Exercise requirements >> Restate the material word for word and leave out anything that is a picture.
#### Raw data ####
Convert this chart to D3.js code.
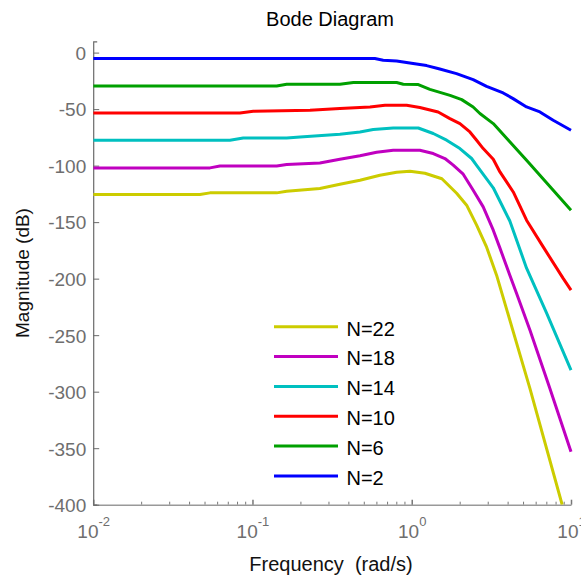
<!DOCTYPE html>
<html>
<head>
<meta charset="utf-8">
<script src="https://cdn.jsdelivr.net/npm/d3@7/dist/d3.min.js"></script>
<style>
  html, body { margin: 0; padding: 0; background: #fff; }
  svg { display: block; font-family: "Liberation Sans", Arial, sans-serif; }
</style>
</head>
<body>
<svg id="chart" width="581" height="577"></svg>
<script>
// ---- data (frequency in rad/s, magnitude in dB) ----
const seriesNames = ["N=22", "N=18", "N=14", "N=10", "N=6", "N=2"];
const seriesColors = ["#cccc00", "#c000c0", "#00c0c0", "#ff0000", "#00a000", "#0000ff"];

const freqN2 = [0.01, 0.587, 0.662, 0.804, 1.02, 1.24, 1.50, 1.91, 2.43, 2.95, 3.75, 4.33, 5.26, 6.38, 7.73, 10];
const magN2  = [-5.3, -5.3, -6.8, -7.4, -9.7, -11.5, -14.5, -18.6, -23.9, -29.8, -35.7, -40.7, -48.1, -52.5, -59.9, -68.7];

const freqN6 = [0.01, 0.142, 0.164, 0.354, 0.430, 0.804, 0.885, 1.10, 1.30, 1.74, 2.06, 2.43, 2.68, 3.25, 4.14, 5.26, 10];
const magN6  = [-29.5, -29.5, -28.0, -28.0, -26.5, -26.5, -28.0, -28.3, -32.5, -37.8, -41.6, -48.1, -53.9, -62.8, -79.0, -95.2, -139.4];

const freqN10 = [0.01, 0.0834, 0.1012, 0.2296, 0.354, 0.547, 0.679, 0.929, 1.124, 1.465, 1.737, 2.007, 2.318, 2.555, 2.81, 3.25, 3.58, 4.34, 5.26, 6.69, 8.93, 10];
const magN10  = [-53.4, -53.4, -51.9, -51.0, -49.5, -48.1, -46.6, -46.6, -48.6, -52.5, -58.4, -62.8, -70.2, -77.5, -84.9, -94.3, -105.6, -123.3, -148.3, -171.9, -199.8, -210.2];

const freqN14 = [0.01, 0.0722, 0.0875, 0.164, 0.199, 0.354, 0.473, 0.573, 0.765, 1.099, 1.365, 1.656, 2.007, 2.377, 2.555, 3.25, 4.13, 5.26, 7.03, 10];
const magN14  = [-77.5, -77.5, -75.5, -75.5, -74.6, -72.2, -70.2, -68.1, -66.7, -66.7, -71.6, -77.5, -84.9, -93.7, -99.7, -119.6, -149.0, -190.7, -230.5, -280.9];

const freqN18 = [0.01, 0.0541, 0.0625, 0.142, 0.164, 0.265, 0.354, 0.473, 0.602, 0.765, 1.124, 1.365, 1.616, 1.822, 2.105, 2.432, 2.81, 3.25, 3.58, 4.13, 4.555, 5.52, 7.37, 10];
const magN18  = [-102.0, -102.0, -100.3, -100.3, -99.0, -97.6, -94.3, -91.3, -88.2, -86.4, -86.4, -89.3, -93.7, -99.6, -107.6, -121.8, -136.5, -157.1, -173.0, -196.9, -213.1, -245.5, -297.1, -353.1];

const freqN22 = [0.01, 0.0468, 0.0541, 0.142, 0.164, 0.265, 0.354, 0.473, 0.631, 0.804, 0.975, 1.21, 1.547, 1.914, 2.212, 2.555, 2.953, 3.41, 4.13, 5.52, 8.8];
const magN22  = [-125.6, -125.6, -124.1, -124.1, -122.6, -120.3, -116.5, -112.9, -108.5, -105.8, -105.0, -106.7, -111.6, -124.4, -135.0, -152.7, -172.2, -196.9, -236.7, -297.1, -400];

const yTicks = [-400, -350, -300, -250, -200, -150, -100, -50, 0];
const xDecades = [0.01, 0.1, 1, 10];
const xDecadeExp = ["-2", "-1", "0", "1"];

const seriesFreq = [freqN22, freqN18, freqN14, freqN10, freqN6, freqN2];
const seriesMag  = [magN22, magN18, magN14, magN10, magN6, magN2];

// ---- layout ----
const svg = d3.select("#chart");
const plotL = 93.2, plotR = 571, plotT = 41.3, plotB = 504.7;

const x = d3.scaleLog().domain([0.01, 10]).range([plotL, plotR]);
const y = d3.scaleLinear().domain([-400, 10]).range([plotB, plotT]);

svg.append("defs").append("clipPath").attr("id", "plotclip")
  .append("rect").attr("x", plotL).attr("y", plotT).attr("width", plotR - plotL + 2).attr("height", plotB - plotT);

// title
svg.append("text").attr("x", 330).attr("y", 25.5).attr("text-anchor", "middle")
  .attr("font-size", 20).attr("fill", "#000").text("Bode Diagram");

// y label
svg.append("text").attr("transform", "translate(29,273) rotate(-90)").attr("text-anchor", "middle")
  .attr("font-size", 19).attr("fill", "#111").text("Magnitude (dB)");

// x label
svg.append("text").attr("x", 331).attr("y", 571).attr("text-anchor", "middle")
  .attr("font-size", 20).attr("fill", "#111").style("white-space", "pre").text("Frequency  (rad/s)");

// minor x ticks
const minorTicks = [];
xDecades.slice(0, 3).forEach(d => { for (let k = 2; k <= 9; k++) minorTicks.push(d * k); });

const xMinor = d3.axisBottom(x).tickValues(minorTicks).tickSizeInner(-3).tickSizeOuter(0).tickFormat("");
const gxm = svg.append("g").attr("transform", `translate(0,${plotB})`).call(xMinor);
gxm.select(".domain").remove();
gxm.selectAll(".tick line").attr("stroke", "#777").attr("stroke-width", 1);

const xMajor = d3.axisBottom(x).tickValues(xDecades).tickSizeInner(-5).tickSizeOuter(0).tickFormat("");
const gx = svg.append("g").attr("transform", `translate(0,${plotB})`).call(xMajor);
gx.select(".domain").attr("stroke", "#999").attr("stroke-width", 1.5);
gx.selectAll(".tick line").attr("stroke", "#777").attr("stroke-width", 1.5);
gx.selectAll(".tick").each(function(d, i) {
  const t = d3.select(this).append("text").attr("y", 33.6).attr("text-anchor", "middle")
    .attr("fill", "#6e6e6e").attr("font-size", 19);
  t.append("tspan").text("10");
  t.append("tspan").attr("font-size", 13).attr("dy", -12).text(xDecadeExp[i]);
});

// y axis
const yAxis = d3.axisLeft(y).tickValues(yTicks).tickSizeInner(-6).tickSizeOuter(-4).tickPadding(7)
  .tickFormat(d => String(d));
const gy = svg.append("g").attr("transform", `translate(${plotL},0)`).call(yAxis);
gy.select(".domain").attr("stroke", "#6a6a6a").attr("stroke-width", 1.2);
gy.selectAll(".tick line").attr("stroke", "#6a6a6a");
gy.selectAll(".tick text").attr("fill", "#6e6e6e").attr("font-size", 19)
  .attr("font-family", "Liberation Sans, Arial, sans-serif").attr("dy", "0.36em");

// lines
const line = d3.line().x(d => x(d[0])).y(d => y(d[1]));
const gl = svg.append("g").attr("clip-path", "url(#plotclip)");
for (let s = seriesFreq.length - 1; s >= 0; s--) {
  const pts = seriesFreq[s].map((f, i) => [f, seriesMag[s][i]]);
  gl.append("path").datum(pts).attr("d", line).attr("fill", "none")
    .attr("stroke", seriesColors[s]).attr("stroke-width", 3).attr("stroke-linejoin", "round");
}

// legend
const lg = svg.append("g");
seriesNames.forEach((n, i) => {
  const yy = 326.7 + i * 29.85;
  lg.append("line").attr("x1", 274).attr("x2", 338).attr("y1", yy).attr("y2", yy)
    .attr("stroke", seriesColors[i]).attr("stroke-width", 3);
  lg.append("text").attr("x", 346.5).attr("y", yy + 8.8).attr("font-size", 20).attr("fill", "#000").text(n);
});
</script>
</body>
</html>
####
Reply to the exercise >>
Convert this chart to D3.js code.
<!DOCTYPE html>
<html>
<head>
<meta charset="utf-8">
<script src="https://cdn.jsdelivr.net/npm/d3@7/dist/d3.min.js"></script>
<style>
  html, body { margin: 0; padding: 0; background: #fff; }
  svg { display: block; font-family: "Liberation Sans", Arial, sans-serif; }
</style>
</head>
<body>
<svg id="chart" width="581" height="577"></svg>
<script>
// ---- data (frequency in rad/s, magnitude in dB) ----
const seriesNames = ["N=22", "N=18", "N=14", "N=10", "N=6", "N=2"];
const seriesColors = ["#cccc00", "#c000c0", "#00c0c0", "#ff0000", "#00a000", "#0000ff"];

const freqN2 = [0.01, 0.587, 0.662, 0.804, 1.02, 1.24, 1.50, 1.91, 2.43, 2.95, 3.75, 4.33, 5.26, 6.38, 7.73, 10];
const magN2  = [-5.3, -5.3, -6.8, -7.4, -9.7, -11.5, -14.5, -18.6, -23.9, -29.8, -35.7, -40.7, -48.1, -52.5, -59.9, -68.7];

const freqN6 = [0.01, 0.142, 0.164, 0.354, 0.430, 0.804, 0.885, 1.10, 1.30, 1.74, 2.06, 2.43, 2.68, 3.25, 4.14, 5.26, 10];
const magN6  = [-29.5, -29.5, -28.0, -28.0, -26.5, -26.5, -28.0, -28.3, -32.5, -37.8, -41.6, -48.1, -53.9, -62.8, -79.0, -95.2, -139.4];

const freqN10 = [0.01, 0.0834, 0.1012, 0.2296, 0.354, 0.547, 0.679, 0.929, 1.124, 1.465, 1.737, 2.007, 2.318, 2.555, 2.81, 3.25, 3.58, 4.34, 5.26, 6.69, 8.93, 10];
const magN10  = [-53.4, -53.4, -51.9, -51.0, -49.5, -48.1, -46.6, -46.6, -48.6, -52.5, -58.4, -62.8, -70.2, -77.5, -84.9, -94.3, -105.6, -123.3, -148.3, -171.9, -199.8, -210.2];

const freqN14 = [0.01, 0.0722, 0.0875, 0.164, 0.199, 0.354, 0.473, 0.573, 0.765, 1.099, 1.365, 1.656, 2.007, 2.377, 2.555, 3.25, 4.13, 5.26, 7.03, 10];
const magN14  = [-77.5, -77.5, -75.5, -75.5, -74.6, -72.2, -70.2, -68.1, -66.7, -66.7, -71.6, -77.5, -84.9, -93.7, -99.7, -119.6, -149.0, -190.7, -230.5, -280.9];

const freqN18 = [0.01, 0.0541, 0.0625, 0.142, 0.164, 0.265, 0.354, 0.473, 0.602, 0.765, 1.124, 1.365, 1.616, 1.822, 2.105, 2.432, 2.81, 3.25, 3.58, 4.13, 4.555, 5.52, 7.37, 10];
const magN18  = [-102.0, -102.0, -100.3, -100.3, -99.0, -97.6, -94.3, -91.3, -88.2, -86.4, -86.4, -89.3, -93.7, -99.6, -107.6, -121.8, -136.5, -157.1, -173.0, -196.9, -213.1, -245.5, -297.1, -353.1];

const freqN22 = [0.01, 0.0468, 0.0541, 0.142, 0.164, 0.265, 0.354, 0.473, 0.631, 0.804, 0.975, 1.21, 1.547, 1.914, 2.212, 2.555, 2.953, 3.41, 4.13, 5.52, 8.8];
const magN22  = [-125.6, -125.6, -124.1, -124.1, -122.6, -120.3, -116.5, -112.9, -108.5, -105.8, -105.0, -106.7, -111.6, -124.4, -135.0, -152.7, -172.2, -196.9, -236.7, -297.1, -400];

const yTicks = [-400, -350, -300, -250, -200, -150, -100, -50, 0];
const xDecades = [0.01, 0.1, 1, 10];
const xDecadeExp = ["-2", "-1", "0", "1"];

const seriesFreq = [freqN22, freqN18, freqN14, freqN10, freqN6, freqN2];
const seriesMag  = [magN22, magN18, magN14, magN10, magN6, magN2];

// ---- layout ----
const svg = d3.select("#chart");
const plotL = 93.2, plotR = 571, plotT = 41.3, plotB = 504.7;

const x = d3.scaleLog().domain([0.01, 10]).range([plotL, plotR]);
const y = d3.scaleLinear().domain([-400, 10]).range([plotB, plotT]);

svg.append("defs").append("clipPath").attr("id", "plotclip")
  .append("rect").attr("x", plotL).attr("y", plotT).attr("width", plotR - plotL + 2).attr("height", plotB - plotT);

// title
svg.append("text").attr("x", 330).attr("y", 25.5).attr("text-anchor", "middle")
  .attr("font-size", 20).attr("fill", "#000").text("Bode Diagram");

// y label
svg.append("text").attr("transform", "translate(29,273) rotate(-90)").attr("text-anchor", "middle")
  .attr("font-size", 19).attr("fill", "#111").text("Magnitude (dB)");

// x label
svg.append("text").attr("x", 331).attr("y", 571).attr("text-anchor", "middle")
  .attr("font-size", 20).attr("fill", "#111").style("white-space", "pre").text("Frequency  (rad/s)");

// minor x ticks
const minorTicks = [];
xDecades.slice(0, 3).forEach(d => { for (let k = 2; k <= 9; k++) minorTicks.push(d * k); });

const xMinor = d3.axisBottom(x).tickValues(minorTicks).tickSizeInner(-3).tickSizeOuter(0).tickFormat("");
const gxm = svg.append("g").attr("transform", `translate(0,${plotB})`).call(xMinor);
gxm.select(".domain").remove();
gxm.selectAll(".tick line").attr("stroke", "#777").attr("stroke-width", 1);

const xMajor = d3.axisBottom(x).tickValues(xDecades).tickSizeInner(-5).tickSizeOuter(0).tickFormat("");
const gx = svg.append("g").attr("transform", `translate(0,${plotB})`).call(xMajor);
gx.select(".domain").attr("stroke", "#999").attr("stroke-width", 1.5);
gx.selectAll(".tick line").attr("stroke", "#777").attr("stroke-width", 1.5);
gx.selectAll(".tick").each(function(d, i) {
  const t = d3.select(this).append("text").attr("y", 33.6).attr("text-anchor", "middle")
    .attr("fill", "#6e6e6e").attr("font-size", 19);
  t.append("tspan").text("10");
  t.append("tspan").attr("font-size", 13).attr("dy", -12).text(xDecadeExp[i]);
});

// y axis
const yAxis = d3.axisLeft(y).tickValues(yTicks).tickSizeInner(-6).tickSizeOuter(-4).tickPadding(7)
  .tickFormat(d => String(d));
const gy = svg.append("g").attr("transform", `translate(${plotL},0)`).call(yAxis);
gy.select(".domain").attr("stroke", "#6a6a6a").attr("stroke-width", 1.2);
gy.selectAll(".tick line").attr("stroke", "#6a6a6a");
gy.selectAll(".tick text").attr("fill", "#6e6e6e").attr("font-size", 19)
  .attr("font-family", "Liberation Sans, Arial, sans-serif").attr("dy", "0.36em");

// lines
const line = d3.line().x(d => x(d[0])).y(d => y(d[1]));
const gl = svg.append("g").attr("clip-path", "url(#plotclip)");
for (let s = seriesFreq.length - 1; s >= 0; s--) {
  const pts = seriesFreq[s].map((f, i) => [f, seriesMag[s][i]]);
  gl.append("path").datum(pts).attr("d", line).attr("fill", "none")
    .attr("stroke", seriesColors[s]).attr("stroke-width", 3).attr("stroke-linejoin", "round");
}

// legend
const lg = svg.append("g");
seriesNames.forEach((n, i) => {
  const yy = 326.7 + i * 29.85;
  lg.append("line").attr("x1", 274).attr("x2", 338).attr("y1", yy).attr("y2", yy)
    .attr("stroke", seriesColors[i]).attr("stroke-width", 3);
  lg.append("text").attr("x", 346.5).attr("y", yy + 8.8).attr("font-size", 20).attr("fill", "#000").text(n);
});
</script>
</body>
</html>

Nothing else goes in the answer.